Selling Baker County

Published 11:05 am Friday, May 10, 2019

Jan Copeman gazes through a picture window at the Oregon Trail Interpretive Center, the green fields of Baker Valley backed by the brilliant white peaks of the Elkhorns, and she can, with a certain creative license, imagine her home of Queensland, Australia.

The verdant valley is familiar enough.

So is the unblemished blue sky on this fine early May morning.

But the jarring intrusion on this otherwise recognizable scene is the one that many people might choose as the most beautiful.

It’s that white mantle draped over the Elkhorns.

“In Queensland we don’t have snow,” said Copeman, a freelance travel writer and editor who works for Travel Associates, a large travel agency based in Brisbane, Queensland’s capital.

But they do have mountains.

Known as the Great Dividing Range, the mountains that span most of Eastern Australia, including parts of Queensland at the continent’s northeast corner, are not dramatically different from some of the ranges Copeman has seen this week during her first visit to Oregon.

Nor is topography the only similarity, Copeman said.

Just as the vast majority of Australia’s population is confined to several cities along its eastern and southeastern coasts — Sydney, Melbourne, Brisbane and Adelaide among them have about 55 percent of the country’s inhabitants — so is Oregon’s population density vastly greater in the Willamette Valley than elsewhere.

But travelers don’t venture halfway around the world just to see places that remind them of home.

And one reason Copeman, along with about 30 other journalists and travel business operators from many countries, took in that stirring vista from the Interpretive Center Thursday morning was so they could try to entice their readers, and customers, to follow in their footsteps across Oregon.

This several-day “Road Rally” is an annual event coordinated by Travel Oregon. The purpose is to introduce, or in some cases re-acquaint, international writers and tourism officials with all Oregon has to offer visitors.

The ultimate goal, naturally, is to encourage people to visit.

“It’s an exciting opportunity,” said Timothy Bishop, Baker County’s contract tourism director, who accompanied the group to the Interpretive Center.

The visitors, who started in Portland and traveled across the Cascades to Bend and then through Central Oregon to Grant and Baker counties, spent Wednesday night in Baker City.

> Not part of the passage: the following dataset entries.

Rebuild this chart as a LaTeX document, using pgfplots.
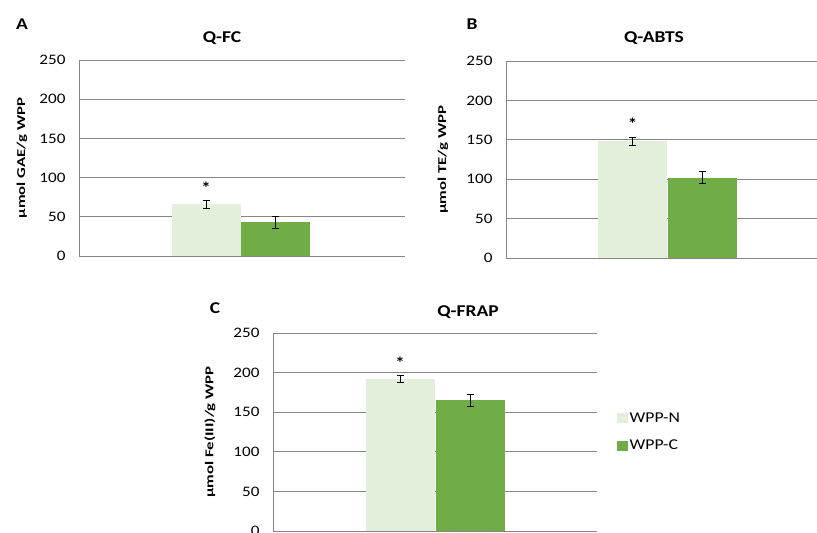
\documentclass[border=0pt]{standalone}
\usepackage{pgfplots}
\pgfplotsset{compat=1.18}
\usepackage{fontspec}
\setmainfont{Carlito}[FakeStretch=1.18]
\newfontfamily\labfont{Carlito}[FakeStretch=1.4]
\definecolor{lightg}{RGB}{226,239,218}
\definecolor{darkg}{RGB}{112,173,71}
\definecolor{gridc}{RGB}{134,134,134}
\pgfplotsset{
  panel/.style={
    scale only axis,
    anchor=south west,
    ymin=0, ymax=250,
    ytick={0,50,100,150,200,250},
    xtick=\empty,
    major tick length=0pt,
    ymajorgrids,
    grid style={draw=gridc, line width=0.8pt},
    axis x line=bottom,
    axis y line=left,
    axis line style={-, draw=gridc, line width=0.8pt},
    /pgf/number format/assume math mode=true,
    yticklabel style={font=\fontsize{14.5bp}{16bp}\selectfont, xshift=-10bp},
    ybar, bar shift=0pt, bar width=69,
    clip=false,
    error bars/y dir=both, error bars/y explicit,
    error bars/error bar style={black, line width=0.8pt},
    error bars/error mark options={black, rotate=90, mark size=3.5bp, line width=0.8pt},
  },
  light/.style={fill=lightg, draw=none},
  dark/.style={fill=darkg, draw=none},
}
\begin{document}
\begin{tikzpicture}
\useasboundingbox (0,0) rectangle (817bp,533bp);
% Panel A
\begin{axis}[panel, at={(79bp,277bp)}, width=326bp, height=196bp, xmin=0, xmax=326,
  every axis y label/.style={at={(axis description cs:0,0.5)}, xshift=-57bp, rotate=90, anchor=center, font=\labfont\bfseries\fontsize{12bp}{14bp}\selectfont},
  ylabel={µmol GAE/g WPP}]
\addplot[light] coordinates {(127,66) +- (0,5.5)};
\addplot[dark] coordinates {(196.5,43) +- (0,7.5)};
\node[font=\bfseries\fontsize{16bp}{18bp}\selectfont] at (axis cs:127,87) {*};
\end{axis}
% Panel B
\begin{axis}[panel, at={(506bp,275bp)}, width=311bp, height=197bp, xmin=0, xmax=311,
  every axis y label/.style={at={(axis description cs:0,0.5)}, xshift=-63bp, rotate=90, anchor=center, font=\labfont\bfseries\fontsize{12bp}{14bp}\selectfont},
  ylabel={µmol TE/g WPP}]
\addplot[light] coordinates {(126.5,148.5) +- (0,5)};
\addplot[dark] coordinates {(196,102) +- (0,7.5)};
\node[font=\bfseries\fontsize{16bp}{18bp}\selectfont] at (axis cs:126.5,170) {*};
\end{axis}
% Panel C
\begin{axis}[panel, at={(273bp,2bp)}, width=324bp, height=198bp, xmin=0, xmax=324,
  every axis y label/.style={at={(axis description cs:0,0.5)}, xshift=-63bp, rotate=90, anchor=center, font=\labfont\bfseries\fontsize{12bp}{14bp}\selectfont},
  ylabel={µmol Fe(III)/g WPP},
  legend style={draw=none, fill=none, at={(axis description cs:1.06,0.5)}, anchor=west,
    font=\fontsize{15bp}{17bp}\selectfont, row sep=12bp, inner sep=0pt},
  legend cell align=left,
  legend image code/.code={\fill[#1] (0bp,-5bp) rectangle (11bp,5bp);}]
\addplot[light] coordinates {(127,192) +- (0,5)};
\addlegendentry{WPP-N}
\addplot[dark] coordinates {(197,165) +- (0,8)};
\addlegendentry{WPP-C}
\node[font=\bfseries\fontsize{16bp}{18bp}\selectfont] at (axis cs:127,212) {*};
\end{axis}
% Titles and panel letters
\node[font=\bfseries\fontsize{16.5bp}{18bp}\selectfont] at (222bp,495bp) {Q-FC};
\node[font=\bfseries\fontsize{16.5bp}{18bp}\selectfont] at (654bp,495bp) {Q-ABTS};
\node[font=\bfseries\fontsize{16.5bp}{18bp}\selectfont] at (468bp,221bp) {Q-FRAP};
\node[font=\bfseries\fontsize{16.5bp}{18bp}\selectfont] at (22bp,509bp) {A};
\node[font=\bfseries\fontsize{16.5bp}{18bp}\selectfont] at (472bp,509bp) {B};
\node[font=\bfseries\fontsize{16.5bp}{18bp}\selectfont] at (215bp,225bp) {C};
\end{tikzpicture}
\end{document}
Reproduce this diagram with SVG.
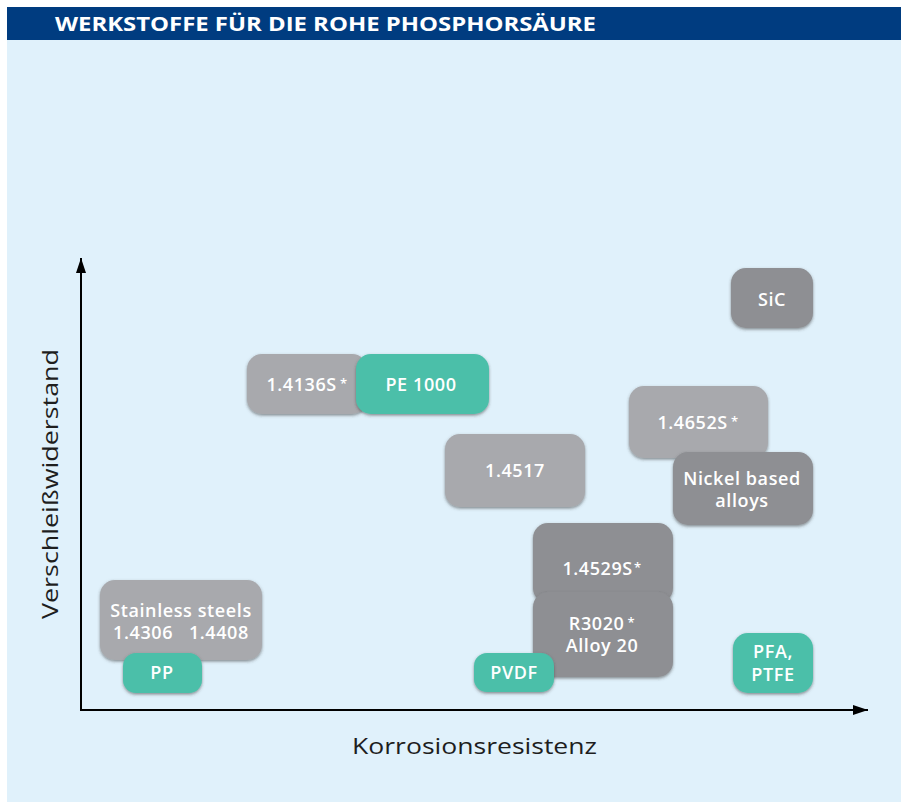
<svg xmlns="http://www.w3.org/2000/svg" width="901" height="802" viewBox="0 0 901 802">
  <style>
    .title { font-family: "Open Sans", "Liberation Sans", sans-serif; font-weight: 700; font-size: 20px; fill: #ffffff; }
    .axis-label { font-family: "Open Sans", "Liberation Sans", sans-serif; font-size: 21.5px; fill: #1e1e1e; }
    .lbl { font-family: "Open Sans", "Liberation Sans", sans-serif; font-size: 18px; font-weight: 600; fill: #ffffff; text-anchor: middle; letter-spacing: 0.6px; }
    .ast { font-size: 13px; }
    .light { fill: #a8a9ad; }
    .dark { fill: #8e8f93; }
    .teal { fill: #4bbfa9; }
    .box { filter: url(#shadow); }
    .axis { stroke: #000000; stroke-width: 2; fill: none; }
  </style>
  <defs>
    <filter id="shadow" x="-20%" y="-20%" width="140%" height="150%">
      <feDropShadow dx="0" dy="1.5" stdDeviation="1.6" flood-color="#3a3a3a" flood-opacity="0.55"/>
    </filter>
    <marker id="arrow" viewBox="0 0 15 10" refX="15" refY="5" markerWidth="7.5" markerHeight="5" markerUnits="strokeWidth" orient="auto">
      <path d="M0,0 L15,5 L0,10 Z" fill="#000000"/>
    </marker>
  </defs>

  <!-- background panel and header bar -->
  <rect x="7" y="7" width="894" height="795" fill="#e0f1fb"/>
  <rect x="7" y="7" width="894" height="33" fill="#003c80"/>
  <text class="title" x="55" y="31" textLength="541" lengthAdjust="spacingAndGlyphs">WERKSTOFFE FÜR DIE ROHE PHOSPHORSÄURE</text>

  <!-- axes -->
  <g id="connectors">
    <line class="axis" x1="81" y1="710" x2="81" y2="258" marker-end="url(#arrow)"/>
    <line class="axis" x1="80" y1="710" x2="868" y2="710" marker-end="url(#arrow)"/>
  </g>
  <text class="axis-label" x="352" y="754" textLength="245" lengthAdjust="spacingAndGlyphs">Korrosionsresistenz</text>
  <text class="axis-label" transform="translate(58,619) rotate(-90)" x="0" y="0" textLength="270" lengthAdjust="spacingAndGlyphs">Verschleißwiderstand</text>

  <!-- material nodes -->
  <g id="sic">
    <rect class="box dark" x="731" y="268" width="82" height="60" rx="15"/>
    <text class="lbl" x="772" y="306">SiC</text>
  </g>
  <g id="n14652">
    <rect class="box light" x="629" y="386" width="139" height="72" rx="15"/>
    <text class="lbl" x="698" y="429">1.4652S<tspan class="ast" dx="3" dy="-3">*</tspan></text>
  </g>
  <g id="nickel">
    <rect class="box dark" x="673" y="452" width="140" height="73" rx="15"/>
    <text class="lbl" x="742" y="485">Nickel based</text>
    <text class="lbl" x="742" y="507">alloys</text>
  </g>
  <g id="n14136">
    <rect class="box light" x="247" y="354" width="120" height="60" rx="15"/>
    <text class="lbl" x="307" y="391">1.4136S<tspan class="ast" dx="3" dy="-3">*</tspan></text>
  </g>
  <g id="pe1000">
    <rect class="box teal" x="356" y="354" width="133" height="60" rx="15"/>
    <text class="lbl" x="421" y="391">PE 1000</text>
  </g>
  <g id="n14517">
    <rect class="box light" x="445" y="434" width="140" height="73" rx="15"/>
    <text class="lbl" x="515" y="477">1.4517</text>
  </g>
  <g id="n14529">
    <rect class="box dark" x="533" y="523" width="140" height="80" rx="15"/>
    <text class="lbl" x="602" y="575">1.4529S<tspan class="ast" dx="1" dy="-3">*</tspan></text>
  </g>
  <g id="r3020">
    <rect class="box dark" x="533" y="592" width="140" height="85" rx="15"/>
    <text class="lbl" x="602" y="630">R3020<tspan class="ast" dx="3" dy="-3">*</tspan></text>
    <text class="lbl" x="602" y="652">Alloy 20</text>
  </g>
  <g id="pvdf">
    <rect class="box teal" x="474" y="653" width="80" height="39" rx="13"/>
    <text class="lbl" x="514" y="679">PVDF</text>
  </g>
  <g id="stainless">
    <rect class="box light" x="100" y="580" width="162" height="80" rx="15"/>
    <text class="lbl" x="181" y="617">Stainless steels</text>
    <text class="lbl" x="181" y="639" xml:space="preserve">1.4306   1.4408</text>
  </g>
  <g id="pp">
    <rect class="box teal" x="123" y="653" width="79" height="40" rx="13"/>
    <text class="lbl" x="162" y="679">PP</text>
  </g>
  <g id="pfa">
    <rect class="box teal" x="733" y="633" width="80" height="60" rx="15"/>
    <text class="lbl" x="773" y="658">PFA,</text>
    <text class="lbl" x="773" y="681">PTFE</text>
  </g>
</svg>
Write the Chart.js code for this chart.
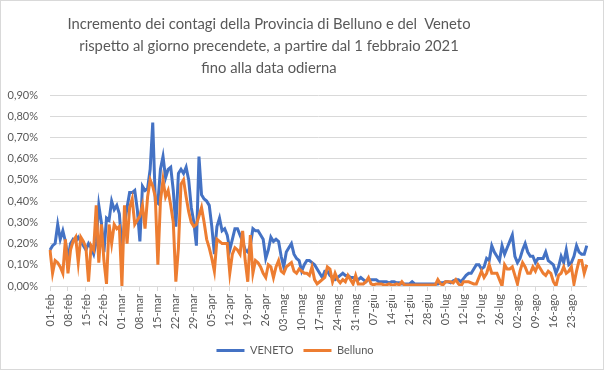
<!DOCTYPE html>
<html>
<head>
<meta charset="utf-8">
<script src="https://cdn.jsdelivr.net/npm/chart.js@4.4.0/dist/chart.umd.min.js"></script>
<style>
    html, body { margin: 0; padding: 0; background: #fff; }
    #box { position: relative; width: 604px; height: 370px; box-sizing: border-box; border: 1px solid #d9d9d9; background: #fff; }
    #titolo {
        position: absolute; left: 0; top: 11px; width: 536px;
        text-align: center; font-family: Lato, 'Liberation Sans', sans-serif;
        font-size: 14.8px; line-height: 22px; color: #595959; white-space: pre;
    }
    canvas { display: block; }
</style>
</head>
<body>
<div id="box">
    <canvas id="grafico" width="602" height="368"></canvas>
    <div id="titolo"></div>
</div>
<script>
// etichette settimanali dell'asse x (una ogni 7 giorni)
const etichetteSettimana = [
    '01-feb', '08-feb', '15-feb', '22-feb', '01-mar', '08-mar', '15-mar', '22-mar', '29-mar',
    '05-apr', '12-apr', '19-apr', '26-apr', '03-mag', '10-mag', '17-mag', '24-mag', '31-mag',
    '07-giu', '14-giu', '21-giu', '28-giu', '05-lug', '12-lug', '19-lug', '26-lug',
    '02-ago', '09-ago', '16-ago', '23-ago'
];

// incremento giornaliero in %, una riga per settimana
const veneto = [
    0.17, 0.19, 0.20, 0.29, 0.22, 0.26, 0.21,
    0.13, 0.20, 0.22, 0.21, 0.23, 0.21, 0.19,
    0.17, 0.20, 0.18, 0.15, 0.21, 0.38, 0.30,
    0.16, 0.32, 0.31, 0.40, 0.36, 0.38, 0.34,
    0.18, 0.29, 0.37, 0.44, 0.44, 0.45, 0.36,
    0.21, 0.47, 0.45, 0.46, 0.55, 0.77, 0.40,
    0.39, 0.55, 0.61, 0.51, 0.55, 0.56, 0.45,
    0.28, 0.53, 0.55, 0.53, 0.56, 0.50, 0.37,
    0.30, 0.19, 0.61, 0.43, 0.41, 0.40, 0.38,
    0.28, 0.15, 0.28, 0.32, 0.26, 0.27, 0.24,
    0.17, 0.22, 0.27, 0.27, 0.24, 0.21, 0.17,
    0.16, 0.19, 0.27, 0.26, 0.26, 0.24, 0.22,
    0.13, 0.17, 0.23, 0.21, 0.22, 0.21, 0.14,
    0.09, 0.16, 0.18, 0.20, 0.15, 0.13, 0.12,
    0.07, 0.10, 0.12, 0.12, 0.11, 0.10, 0.08,
    0.06, 0.04, 0.07, 0.07, 0.05, 0.04, 0.03,
    0.04, 0.05, 0.06, 0.05, 0.05, 0.04, 0.04,
    0.03, 0.03, 0.04, 0.03, 0.02, 0.03, 0.03,
    0.03, 0.03, 0.02, 0.02, 0.02, 0.02, 0.015,
    0.02, 0.02, 0.015, 0.015, 0.01, 0.01, 0.01,
    0.01, 0.02, 0.01, 0.01, 0.01, 0.01, 0.01,
    0.01, 0.01, 0.01, 0.01, 0.01, 0.015, 0.015,
    0.02, 0.02, 0.015, 0.025, 0.03, 0.03, 0.02,
    0.035, 0.05, 0.06, 0.06, 0.08, 0.10, 0.10,
    0.08, 0.09, 0.13, 0.12, 0.19, 0.16, 0.14,
    0.12, 0.19, 0.15, 0.18, 0.21, 0.24, 0.14,
    0.11, 0.13, 0.17, 0.20, 0.16, 0.14, 0.14,
    0.11, 0.13, 0.13, 0.13, 0.16, 0.12, 0.11,
    0.10, 0.06, 0.09, 0.14, 0.11, 0.17, 0.10,
    0.11, 0.14, 0.19, 0.16, 0.15, 0.15, 0.19
];

const belluno = [
    0.17, 0.06, 0.12, 0.11, 0.09, 0.06, 0.22,
    0.06, 0.17, 0.21, 0.23, 0.11, 0.23, 0.21,
    0.18, 0.02, 0.19, 0.17, 0.38, 0.11, 0.29,
    0.12, 0.01, 0.29, 0.20, 0.29, 0.27, 0.28,
    0.00, 0.38, 0.20, 0.37, 0.41, 0.29, 0.31,
    0.33, 0.38, 0.27, 0.42, 0.50, 0.47, 0.42,
    0.10, 0.40, 0.50, 0.42, 0.45, 0.38, 0.30,
    0.02, 0.18, 0.48, 0.50, 0.42, 0.35, 0.30,
    0.28, 0.29, 0.33, 0.37, 0.30, 0.22, 0.18,
    0.13, 0.07, 0.22, 0.21, 0.20, 0.20, 0.20,
    0.06, 0.15, 0.18, 0.17, 0.15, 0.26, 0.12,
    0.02, 0.24, 0.06, 0.12, 0.11, 0.09, 0.06,
    0.04, 0.10, 0.09, 0.04, 0.09, 0.12, 0.07,
    0.06, 0.09, 0.10, 0.11, 0.07, 0.06, 0.08,
    0.07, 0.06, 0.06, 0.05, 0.09, 0.03, 0.01,
    0.02, 0.03, 0.04, 0.09, 0.08, 0.02, 0.06,
    0.03, 0.015, 0.03, 0.02, 0.05, 0.03, 0.01,
    0.05, 0.01, 0.01, 0.01, 0.02, 0.04, 0.01,
    0.005, 0.01, 0.01, 0.01, 0.005, 0.005, 0.01,
    0.005, 0.005, 0.01, 0.005, 0.02, 0.005, 0.005,
    0.005, 0.005, 0.005, 0.005, 0.005, 0.005, 0.005,
    0.005, 0.005, 0.005, 0.005, 0.03, 0.01, 0.005,
    0.02, 0.02, 0.02, 0.015, 0.03, 0.01, 0.00,
    0.02, 0.02, 0.02, 0.015, 0.01, 0.01, 0.04,
    0.07, 0.04, 0.06, 0.10, 0.06, 0.06, 0.06,
    0.03, 0.00, 0.10, 0.08, 0.08, 0.09, 0.05,
    0.01, 0.07, 0.11, 0.09, 0.06, 0.06, 0.09,
    0.07, 0.10, 0.08, 0.06, 0.05, 0.07, 0.06,
    0.02, 0.00, 0.05, 0.06, 0.09, 0.06, 0.07,
    0.09, 0.01, 0.07, 0.12, 0.12, 0.06, 0.10
];

const titolo = [
    'Incremento dei contagi della Provincia di Belluno e del  Veneto',
    'rispetto al giorno precendete, a partire dal 1 febbraio 2021',
    'fino alla data odierna'
];

// il titolo di Excel non è centrato sul grafico, lo metto come testo html
document.getElementById('titolo').textContent = titolo.join('\n');

// una categoria per giorno, etichetta solo il lunedì
const giorni = veneto.map((_, i) => (i % 7 === 0 ? etichetteSettimana[i / 7] : ''));

const grigio = '#595959';
const griglia = '#d9d9d9';
Chart.defaults.font.family = "Lato, 'Liberation Sans', sans-serif";
Chart.defaults.color = grigio;

new Chart(document.getElementById('grafico'), {
    type: 'line',
    data: {
        labels: giorni,
        datasets: [
            {
                label: 'VENETO',
                data: veneto,
                borderColor: '#4472c4',
                backgroundColor: '#4472c4',
                borderWidth: 3,
                pointRadius: 0,
                tension: 0,
                order: 1
            },
            {
                label: 'Belluno',
                data: belluno,
                borderColor: '#ed7d31',
                backgroundColor: '#ed7d31',
                borderWidth: 3,
                pointRadius: 0,
                tension: 0,
                order: 0
            }
        ]
    },
    options: {
        responsive: false,
        animation: false,
        layout: { padding: { left: 0, right: 14, top: 94, bottom: 3 } },
        plugins: {
            title: { display: false },
            legend: {
                position: 'bottom',
                labels: {
                    usePointStyle: true,
                    pointStyle: 'line',
                    pointStyleWidth: 28,
                    color: grigio,
                    font: { size: 11 },
                    padding: 10,
                    sort: (a, b) => a.datasetIndex - b.datasetIndex
                }
            },
            tooltip: { enabled: false }
        },
        scales: {
            x: {
                afterFit: scale => { scale.height = 49; },
                border: { display: true, color: griglia },
                grid: {
                    drawOnChartArea: false,
                    drawTicks: true,
                    tickLength: 5,
                    color: ctx => (ctx.index % 7 === 0 ? griglia : 'rgba(0,0,0,0)')
                },
                ticks: {
                    autoSkip: false,
                    minRotation: 90,
                    maxRotation: 90,
                    padding: 3,
                    color: grigio,
                    font: { size: 11 }
                }
            },
            y: {
                min: 0,
                max: 0.9,
                afterFit: scale => { scale.width = 49; },
                border: { display: false },
                grid: { color: griglia, drawTicks: false },
                ticks: {
                    stepSize: 0.1,
                    padding: 12,
                    color: grigio,
                    font: { size: 11 },
                    callback: v => v.toFixed(2).replace('.', ',') + '%'
                }
            }
        }
    }
});
</script>
</body>
</html>
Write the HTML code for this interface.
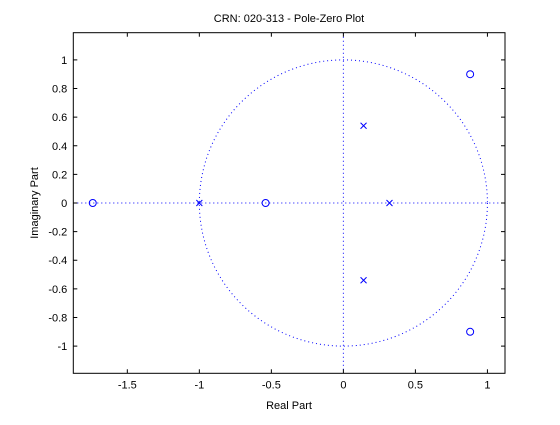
<!DOCTYPE html>
<html><head><style>
body{margin:0;background:#fff;}
svg text{font-family:"Liberation Sans",sans-serif;font-size:11px;fill:#000;}
</style></head><body>
<svg width="560" height="420" id="c">
<rect width="560" height="420" fill="#fff"/>
<text x="289" y="22" text-anchor="middle">CRN: 020-313 - Pole-Zero Plot</text>
<text x="289" y="409" text-anchor="middle">Real Part</text>
<text transform="translate(38,203) rotate(-90)" text-anchor="middle">Imaginary Part</text>
<g id="g"></g>
</svg>
<script>
const xTicks=[-1.5,-1,-0.5,0,0.5,1];
const xTickLabels=["-1.5","-1","-0.5","0","0.5","1"];
const yTicks=[1,0.8,0.6,0.4,0.2,0,-0.2,-0.4,-0.6,-0.8,-1];
const yTickLabels=["1","0.8","0.6","0.4","0.2","0","-0.2","-0.4","-0.6","-0.8","-1"];
const zerosRe=[-1.74,-0.54,0.88,0.88];
const zerosIm=[0,0,0.9,-0.9];
const polesRe=[-1,0.32,0.14,0.14];
const polesIm=[0,0,0.54,-0.54];
const L=73.3,R=505,T=32.7,B=373.3,xmin=-1.875,xmax=1.122,ymin=-1.19,ymax=1.19;
const sx=v=>L+(v-xmin)/(xmax-xmin)*(R-L);
const sy=v=>B-(v-ymin)/(ymax-ymin)*(B-T);
const NS="http://www.w3.org/2000/svg",g=document.getElementById('g');
function mk(t,a){const e=document.createElementNS(NS,t);for(const k in a)e.setAttribute(k,a[k]);g.appendChild(e);return e;}
let e;
e=mk('ellipse',{cx:sx(0),cy:sy(0),rx:sx(1)-sx(0),ry:sy(0)-sy(1),fill:'none',stroke:'#00f','stroke-dasharray':'1 3'});


e=mk('line',{x1:L,x2:R,y1:sy(0),y2:sy(0),stroke:'#00f','stroke-dasharray':'1 3'});


e=mk('line',{x1:sx(0),x2:sx(0),y1:T,y2:B,stroke:'#00f','stroke-dasharray':'1 3'});


e=mk('rect',{x:L,y:T,width:R-L,height:B-T,fill:'none',stroke:'#000'});


xTicks.forEach((v,i)=>{const x=sx(v);
mk('line',{x1:x,x2:x,y1:B,y2:B-4,stroke:'#000'});mk('line',{x1:x,x2:x,y1:T,y2:T+4,stroke:'#000'});
e=mk('text',{x:x,y:B+15,'text-anchor':'middle'});e.textContent=xTickLabels[i];

});
yTicks.forEach((v,i)=>{const y=sy(v);
mk('line',{x1:L,x2:L+4,y1:y,y2:y,stroke:'#000'});mk('line',{x1:R,x2:R-4,y1:y,y2:y,stroke:'#000'});
e=mk('text',{x:L-6,y:y+4,'text-anchor':'end'});e.textContent=yTickLabels[i];

});
zerosRe.forEach((v,i)=>{e=mk('circle',{cx:sx(v),cy:sy(zerosIm[i]),r:3.5,fill:'none',stroke:'#00f'});

});
polesRe.forEach((v,i)=>{const x=sx(v),y=sy(polesIm[i]);
e=mk('path',{d:`M${x-3},${y-3}L${x+3},${y+3}M${x-3},${y+3}L${x+3},${y-3}`,stroke:'#00f',fill:'none'});

});
</script>
</body></html>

They strolled downtown streets and sampled restaurants and shops.

Copeman, who writes articles for her company’s quarterly travel brochures, among other publications, said she is “quite blown away by Oregon.”

She believes Travel Associates will be able to sell Oregon, including Baker County, as a destination — particularly to clients who already intend to visit California.

Copeman shares a chuckle with Greg Eckhart, director of global sales for Travel Oregon and one of the Road Rally guides.

“Oregon is above California,” Copeman says, meaning in a geographic sense.

“Above in every way,” Eckhart completes a joke that has been repeated during the group’s journey across the state this week.

Copeman said Oregon “ticks quite a lot of boxes” that her company’s clients are interested in when planning a travel destination.

“There is a lot of history, culture and obviously a lot of scenic beauty here,” she said, gesturing toward the sylvan scene outside the Interpretive Center.

Cultivating Antipodean tourists is a relatively new emphasis for Travel Oregon, said Corey Marshall, an account director for the agency who focuses on Australia and New Zealand (and, in a rather large geographic discrepancy, Canada).

Marshall, who works from Auckland, New Zealand, said that when Travel Oregon opened its office there it was the first time Oregon had been marketed in that region as a tourist destination.

Travel Oregon invites journalists to join the Road Rally for the obvious reason that their articles can give travelers ideas about places to visit.

The inclusion of officials from travel agencies is vital because foreign travelers tend to be more likely than Americans to hire an agency.

Marshall said studies have shown that among Australians and New Zealanders, 42% who visit Oregon arranged their trip through a travel agency.

Reliance on travel agencies is similarly high among Western Europeans, who make up a significant share of Oregon’s international visitors, Eckhart said.

The guestbook at the Interpretive Center bears this out.

In just the past month — and not all visitors sign the book — its pages include entries from residents of Germany, France, the United Kingdom, Canada and the Netherlands.

The latter country is an interesting case, Eckhart said, and it’s due to a reality TV show: “Who is the Mole?”

Episodes filmed in Oregon — none in Baker County, although the crew did visit Pendleton — introduced Dutch viewers to the state, he said.

“That was just a game-changer for the Netherlands market,” Eckhart said.

He said Europeans have long enjoyed visiting Oregon, including the eastern part of the state, due in part to the sparse population that’s so different from their relatively small, but densely inhabited, countries.

Germany, for instance, is 40% larger than Oregon in land area, but Germany’s population, at 82.5 million, is 181% higher than Oregon’s 4.2 million.

“The chance to not see another human for three or four hours is a really nice thing,” Eckhart said.